For those Sellers who manufacture or sell their own branded products and own the trademark, Amazon offers the Brand Registry program. This program allows qualifying Amazon Sellers to exercise greater influence and control over their product listings and help protect against infringement.
Vendors can also enroll in Brand Registry to access the same sort of intellectual property protection and reporting tools that Sellers can, such as finding and reporting copyright issues, reporting trademark issues and even reporting fraudulent sellers/counterfeit products through a test buy process. Being in Brand Registry as a Vendor, however, does not grant you access to additional marketing opportunities like it does for Sellers, as Vendors already have access to these tools.

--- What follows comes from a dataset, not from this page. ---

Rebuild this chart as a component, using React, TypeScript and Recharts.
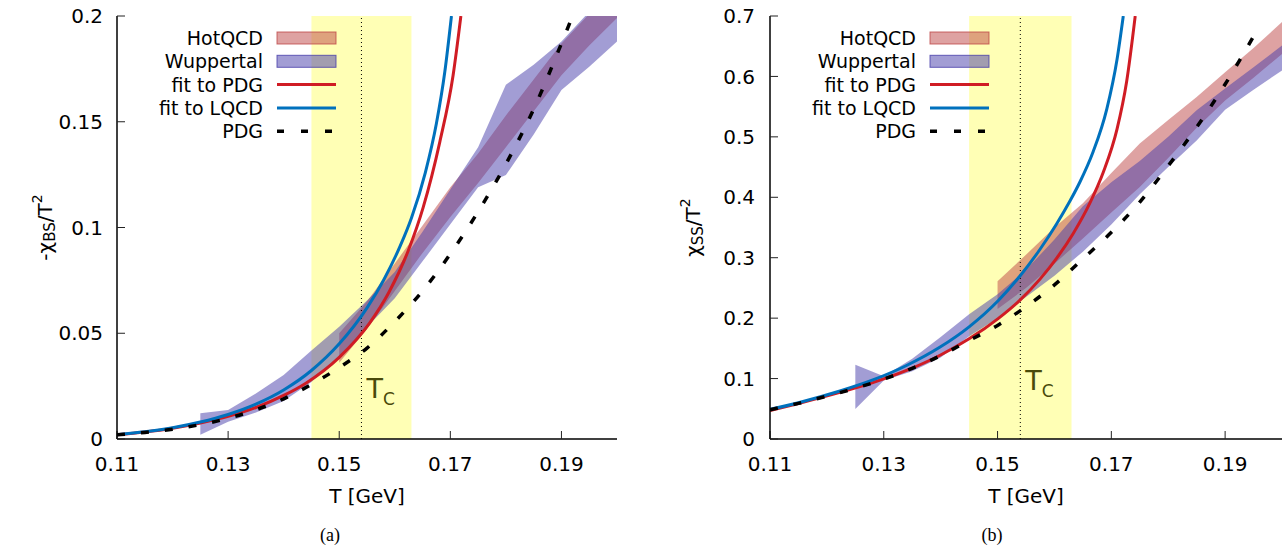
import React from 'react';
import {
  ComposedChart, Area, Line, XAxis, YAxis, ReferenceArea, ReferenceLine, Legend,
} from 'recharts';

const FONT = '"DejaVu Sans", Verdana, sans-serif';
const HOT_COLOR = '#be4646';
const WUP_COLOR = '#463caa';
const FIT_PDG_COLOR = '#d01c24';
const FIT_LQCD_COLOR = '#0071bd';
const YELLOW = '#ffffb5';
const OLIVE = '#4a4a0a';

// shared
const T_TICKS = [0.11, 0.13, 0.15, 0.17, 0.19];
const T_DOMAIN = [0.11, 0.2];
const TC = 0.154;
const TC_BAND = [0.145, 0.163];

// (a) -chi_BS / T^2
const BS_TICKS = [0, 0.05, 0.1, 0.15, 0.2];

const BS_HOT_T = [0.150, 0.155, 0.160, 0.165, 0.170, 0.175, 0.180, 0.185, 0.190, 0.195, 0.200];
const BS_HOT_LO = [0.036, 0.052, 0.070, 0.088, 0.105, 0.121, 0.138, 0.155, 0.172, 0.186, 0.199];
const BS_HOT_HI = [0.050, 0.065, 0.083, 0.101, 0.119, 0.135, 0.153, 0.170, 0.187, 0.201, 0.214];

const BS_WUP_T = [0.125, 0.130, 0.135, 0.140, 0.145, 0.150, 0.155, 0.160, 0.165, 0.170, 0.175, 0.180, 0.185, 0.190, 0.195, 0.200];
const BS_WUP_LO = [0.0020, 0.0082, 0.0125, 0.0180, 0.0270, 0.0390, 0.0530, 0.0665, 0.0840, 0.1015, 0.1190, 0.1248, 0.1440, 0.1650, 0.1760, 0.1880];
const BS_WUP_HI = [0.0122, 0.0137, 0.0215, 0.0303, 0.0418, 0.0531, 0.0655, 0.0790, 0.0980, 0.1180, 0.1380, 0.1675, 0.1770, 0.1880, 0.2020, 0.2160];

const BS_FITPDG_T = [0.110, 0.115, 0.120, 0.125, 0.130, 0.135, 0.140, 0.144, 0.150, 0.1555, 0.159, 0.1624, 0.1651, 0.1681, 0.1705, 0.1719];
const BS_FITPDG = [0.0020, 0.0033, 0.0051, 0.0076, 0.0107, 0.0149, 0.0206, 0.0264, 0.0386, 0.0549, 0.0696, 0.0889, 0.1094, 0.1404, 0.1720, 0.2000];

const BS_FITLQCD_T = [0.110, 0.115, 0.120, 0.125, 0.130, 0.135, 0.140, 0.145, 0.150, 0.155, 0.158, 0.161, 0.163, 0.1655, 0.1675, 0.169, 0.1702];
const BS_FITLQCD = [0.0020, 0.0034, 0.0053, 0.0080, 0.0116, 0.0165, 0.0232, 0.0324, 0.0450, 0.0620, 0.0752, 0.0914, 0.1045, 0.1260, 0.1493, 0.1735, 0.2000];

const BS_PDG_T = [0.110, 0.115, 0.120, 0.125, 0.130, 0.135, 0.140, 0.145, 0.150, 0.155, 0.160, 0.165, 0.170, 0.175, 0.180, 0.185, 0.190, 0.192];
const BS_PDG = [0.0020, 0.0031, 0.0046, 0.0068, 0.0098, 0.0138, 0.0190, 0.0258, 0.0338, 0.0430, 0.0555, 0.0700, 0.0875, 0.1075, 0.1300, 0.1560, 0.1870, 0.2000];

// (b) chi_SS / T^2
const SS_TICKS = [0, 0.1, 0.2, 0.3, 0.4, 0.5, 0.6, 0.7];

const SS_HOT_T = [0.150, 0.155, 0.160, 0.165, 0.170, 0.175, 0.180, 0.185, 0.190, 0.195, 0.200];
const SS_HOT_LO = [0.215, 0.250, 0.290, 0.332, 0.375, 0.417, 0.465, 0.515, 0.560, 0.598, 0.637];
const SS_HOT_HI = [0.261, 0.305, 0.350, 0.390, 0.440, 0.489, 0.528, 0.566, 0.607, 0.647, 0.690];

const SS_WUP_T = [0.125, 0.130, 0.135, 0.140, 0.145, 0.150, 0.155, 0.160, 0.165, 0.170, 0.175, 0.180, 0.185, 0.190, 0.195, 0.200];
const SS_WUP_LO = [0.0495, 0.0970, 0.1120, 0.1350, 0.1700, 0.2000, 0.2350, 0.2700, 0.3100, 0.3550, 0.4050, 0.4500, 0.4940, 0.5450, 0.5780, 0.6100];
const SS_WUP_HI = [0.1227, 0.1040, 0.1330, 0.1690, 0.2064, 0.2394, 0.2800, 0.3300, 0.3850, 0.4250, 0.4600, 0.5000, 0.5440, 0.5800, 0.6150, 0.6510];

const SS_FITPDG_T = [0.110, 0.115, 0.1223, 0.1282, 0.134, 0.1399, 0.145, 0.1501, 0.1539, 0.1575, 0.1604, 0.1633, 0.1662, 0.1686, 0.171, 0.1727, 0.1742];
const SS_FITPDG = [0.0470, 0.0588, 0.0771, 0.0937, 0.1134, 0.1386, 0.1658, 0.1993, 0.2295, 0.2650, 0.2994, 0.3402, 0.3899, 0.4418, 0.5127, 0.5920, 0.7000];

const SS_FITLQCD_T = [0.110, 0.115, 0.1223, 0.1282, 0.134, 0.1399, 0.145, 0.1501, 0.1539, 0.1575, 0.1604, 0.1627, 0.1645, 0.1668, 0.1692, 0.171, 0.1721];
const SS_FITLQCD = [0.0490, 0.0601, 0.0794, 0.0981, 0.1216, 0.1521, 0.1856, 0.2288, 0.2693, 0.3144, 0.3562, 0.3933, 0.4257, 0.4753, 0.5460, 0.6280, 0.7000];

const SS_PDG_T = [0.110, 0.115, 0.120, 0.125, 0.130, 0.135, 0.140, 0.145, 0.150, 0.155, 0.160, 0.165, 0.170, 0.175, 0.180, 0.185, 0.190, 0.1959];
const SS_PDG = [0.0485, 0.0590, 0.0710, 0.0840, 0.0990, 0.1170, 0.1380, 0.1630, 0.1880, 0.2190, 0.2550, 0.2980, 0.3420, 0.3920, 0.4520, 0.5160, 0.5870, 0.6810];

type Pt = { T: number; v: number };
type Rg = { T: number; r: [number, number] };

const curve = (t: number[], v: number[]): Pt[] => t.map((T, i) => ({ T, v: v[i] }));
const band = (t: number[], lo: number[], hi: number[]): Rg[] =>
  t.map((T, i) => ({ T, r: [lo[i], hi[i]] as [number, number] }));

const LEGEND_ITEMS = [
  { name: 'HotQCD', kind: 'band', color: HOT_COLOR },
  { name: 'Wuppertal', kind: 'band', color: WUP_COLOR },
  { name: 'fit to PDG', kind: 'line', color: FIT_PDG_COLOR },
  { name: 'fit to LQCD', kind: 'line', color: FIT_LQCD_COLOR },
  { name: 'PDG', kind: 'dash', color: '#000' },
];

const renderKey = () => (
  <svg width={290} height={125} style={{ display: 'block' }}>
    {LEGEND_ITEMS.map((it, i) => {
      const cy = 12 + i * 23.3;
      return (
        <g key={it.name}>
          <text x={203} y={cy + 7} textAnchor="end" fontFamily={FONT} fontSize={19} fill="#000">
            {it.name}
          </text>
          {it.kind === 'band' ? (
            <rect x={217} y={cy - 6} width={59} height={12} fill={it.color} fillOpacity={0.5}
              stroke={it.color} strokeOpacity={0.8} />
          ) : (
            <line x1={217} x2={276} y1={cy} y2={cy} stroke={it.color}
              strokeWidth={it.kind === 'dash' ? 3.5 : 3}
              strokeDasharray={it.kind === 'dash' ? '7 17' : undefined} />
          )}
        </g>
      );
    })}
  </svg>
);

// T_c label sitting next to the dotted line
const tcLabel = (lift: number) => (props: any) => {
  const vb = props.viewBox || {};
  const bottom = Math.max(vb.y, vb.y + vb.height);
  return (
    <text x={vb.x + 5} y={bottom - lift} fill={OLIVE} fontFamily={FONT} fontSize={27}>
      T<tspan dy={7} fontSize={17}>C</tspan>
    </text>
  );
};

const yTitle = (pre: string, sub: string, cxOff: number) => (props: any) => {
  const vb = props.viewBox || {};
  const cx = vb.x + cxOff;
  const cy = vb.y + vb.height / 2;
  return (
    <text transform={`rotate(-90 ${cx} ${cy})`} x={cx} y={cy} textAnchor="middle"
      dominantBaseline="central" fontFamily={FONT} fontSize={20} fill="#000">
      {pre}
      <tspan dy={5} fontSize={15}>{sub}</tspan>
      <tspan dy={-5}>/T</tspan>
      <tspan dy={-8} fontSize={14}>2</tspan>
    </text>
  );
};

interface PanelProps {
  left: number;
  width: number;
  rightMargin: number;
  yMax: number;
  yTicks: number[];
  hot: Rg[];
  wup: Rg[];
  fitPdg: Pt[];
  fitLqcd: Pt[];
  pdg: Pt[];
  pre: string;
  sub: string;
  titleX: number;
  tickGap: number;
  tcLift: number;
  caption: string;
  captionX: number;
}

const tickFont = { fontSize: 20, fontFamily: FONT, fill: '#000' };
const border = { stroke: '#000', strokeWidth: 1.5 };
const tickMark = { stroke: '#222', strokeWidth: 1 };

const Panel: React.FC<PanelProps> = (p) => (
  <div style={{ position: 'absolute', left: p.left, top: 0 }}>
    <ComposedChart width={p.width} height={547}
      margin={{ top: 16, right: p.rightMargin, bottom: 77, left: 0 }}>
      <ReferenceArea x1={TC_BAND[0]} x2={TC_BAND[1]} fill={YELLOW} fillOpacity={1} stroke="none" ifOverflow="hidden" />
      <Area data={p.hot} dataKey="r" type="linear" fill={HOT_COLOR} fillOpacity={0.5} stroke="none"
        dot={false} activeDot={false} isAnimationActive={false} />
      <Area data={p.wup} dataKey="r" type="linear" fill={WUP_COLOR} fillOpacity={0.5} stroke="none"
        dot={false} activeDot={false} isAnimationActive={false} />
      <ReferenceLine x={TC} stroke="#000" strokeWidth={1} strokeDasharray="1 3" label={tcLabel(p.tcLift)} />
      <Line data={p.fitPdg} dataKey="v" type="monotone" stroke={FIT_PDG_COLOR} strokeWidth={3}
        dot={false} activeDot={false} isAnimationActive={false} />
      <Line data={p.fitLqcd} dataKey="v" type="monotone" stroke={FIT_LQCD_COLOR} strokeWidth={3}
        dot={false} activeDot={false} isAnimationActive={false} />
      <Line data={p.pdg} dataKey="v" type="monotone" stroke="#000" strokeWidth={3.5} strokeDasharray="8 16"
        dot={false} activeDot={false} isAnimationActive={false} />
      <XAxis type="number" dataKey="T" domain={T_DOMAIN} ticks={T_TICKS} allowDataOverflow
        height={31} tickSize={-8} tickMargin={26} tick={tickFont} axisLine={border} tickLine={tickMark}
        label={{ value: 'T [GeV]', position: 'bottom', offset: 19, fill: '#000', fontSize: 20, fontFamily: FONT }} />
      <XAxis xAxisId="top" orientation="top" type="number" dataKey="T" domain={T_DOMAIN} ticks={T_TICKS}
        allowDataOverflow height={0} tickSize={-8} tick={false} axisLine={border} tickLine={tickMark} />
      <YAxis type="number" domain={[0, p.yMax]} ticks={p.yTicks} allowDataOverflow width={117}
        tickSize={-8} tickMargin={p.tickGap} tick={tickFont} axisLine={border} tickLine={tickMark}
        label={yTitle(p.pre, p.sub, p.titleX)} />
      <YAxis yAxisId="right" orientation="right" type="number" domain={[0, p.yMax]} ticks={p.yTicks}
        allowDataOverflow width={0} tickSize={-8} tick={false} axisLine={border} tickLine={tickMark} />
      <Legend content={renderKey} layout="horizontal" verticalAlign="middle" align="center"
        wrapperStyle={{ left: 60, top: 26, width: 290, height: 125 }} />
    </ComposedChart>
    <div style={{
      position: 'absolute', left: p.captionX - 30, top: 523, width: 60, textAlign: 'center',
      fontFamily: '"Liberation Serif", "Times New Roman", serif', fontSize: 18, lineHeight: '24px',
      color: '#000',
    }}>
      {p.caption}
    </div>
  </div>
);

export default function App() {
  return (
    <div style={{
      position: 'absolute', left: 0, top: 0, width: 1284, height: 547,
      background: '#fff', overflow: 'hidden',
    }}>
      <Panel left={0} width={627} rightMargin={10} yMax={0.2} yTicks={BS_TICKS}
        hot={band(BS_HOT_T, BS_HOT_LO, BS_HOT_HI)}
        wup={band(BS_WUP_T, BS_WUP_LO, BS_WUP_HI)}
        fitPdg={curve(BS_FITPDG_T, BS_FITPDG)}
        fitLqcd={curve(BS_FITLQCD_T, BS_FITLQCD)}
        pdg={curve(BS_PDG_T, BS_PDG)}
        pre="-χ" sub="BS" titleX={45} tickGap={22} tcLift={41}
        caption="(a)" captionX={330} />
      <Panel left={653} width={631} rightMargin={2} yMax={0.7} yTicks={SS_TICKS}
        hot={band(SS_HOT_T, SS_HOT_LO, SS_HOT_HI)}
        wup={band(SS_WUP_T, SS_WUP_LO, SS_WUP_HI)}
        fitPdg={curve(SS_FITPDG_T, SS_FITPDG)}
        fitLqcd={curve(SS_FITLQCD_T, SS_FITLQCD)}
        pdg={curve(SS_PDG_T, SS_PDG)}
        pre="χ" sub="SS" titleX={40} tickGap={23} tcLift={49}
        caption="(b)" captionX={339} />
    </div>
  );
}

In some cases, it may make sense for businesses to tap into both Vendor and Seller Central to leverage the unique benefits of each platform. Some manufacturers are adopting this hybrid approach by first using Seller Central to quickly list and sell the product, get traction and focus on getting reviews and providing fantastic customer service.
Once an item is well-established and mostly on auto-pilot, the manufacturer will transition the SKU over to Vendor Central where all they have to do is fulfill Purchase Orders (which should be frequent and in larger quantities since the ASIN has an established sales history), make occasional updates to the product listing and manage any advertising – which Amazon may do for you anyways if you’re a good seller.

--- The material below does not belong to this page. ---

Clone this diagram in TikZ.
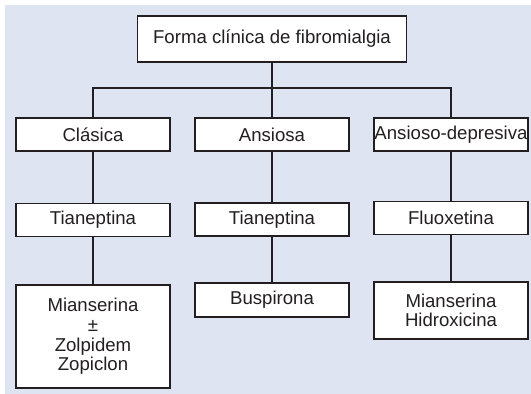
\documentclass[tikz,border=0pt]{standalone}
\usepackage{fontspec}
\setmainfont{Liberation Sans}
\definecolor{fondo}{RGB}{222,228,241}
\definecolor{tinta}{RGB}{35,31,32}
\begin{document}
\begin{tikzpicture}[x=0.5pt,y=-0.5pt,
  caja/.style={draw=tinta,line width=0.95pt,fill=white,text=tinta,align=center,
    minimum width=77pt,minimum height=16.5pt,inner sep=0pt,
    font=\fontsize{9.3pt}{9.8pt}\selectfont},
  linea/.style={draw=tinta,line width=0.95pt}]
\useasboundingbox (0,0) rectangle (531,394);
\fill[fondo] (5,5) rectangle (531,394);
% forma clinica
\node[caja,minimum width=134.5pt,minimum height=23pt] (forma) at (272,39) {Forma clínica de fibromialgia};
\node[caja] (clasica) at (93,134.5) {Clásica};
\node[caja] (ansiosa) at (272,134.5) {Ansiosa};
\node[caja] (ansdep) at (451,134.5) {Ansioso-depresiva};
% tratamiento
\node[caja] (tian1) at (93,220) {Tianeptina};
\node[caja] (tian2) at (272,219.5) {Tianeptina};
\node[caja] (fluox) at (451,218) {Fluoxetina};
\node[caja,minimum height=51.5pt] (mian1) at (93,336.5) {Mianserina\\±\\Zolpidem\\Zopiclon};
\node[caja,minimum height=17pt] (busp) at (272,300) {Buspirona};
\node[caja,minimum height=28.5pt] (mian2) at (451,310.5) {Mianserina\\Hidroxicina};
\coordinate (bus) at (272,88);
\draw[linea] (forma) -- (ansiosa);
\draw[linea] (clasica.north) |- (bus) -| (ansdep.north);
\draw[linea] (clasica) -- (tian1) -- (mian1);
\draw[linea] (ansiosa) -- (tian2) -- (busp);
\draw[linea] (ansdep) -- (fluox) -- (mian2);
\end{tikzpicture}
\end{document}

If you are considering a hybrid approach, we never recommend selling the same ASIN in both programs, as Amazon is taking action to remove the Seller Central privileges of those who operate simultaneous Seller and Vendor Central accounts for the same product. To avoid this, always make a clean cutoff with Seller Central before transitioning to Vendor Central and make sure you are fully up-to-date on Amazon's policies on this matter.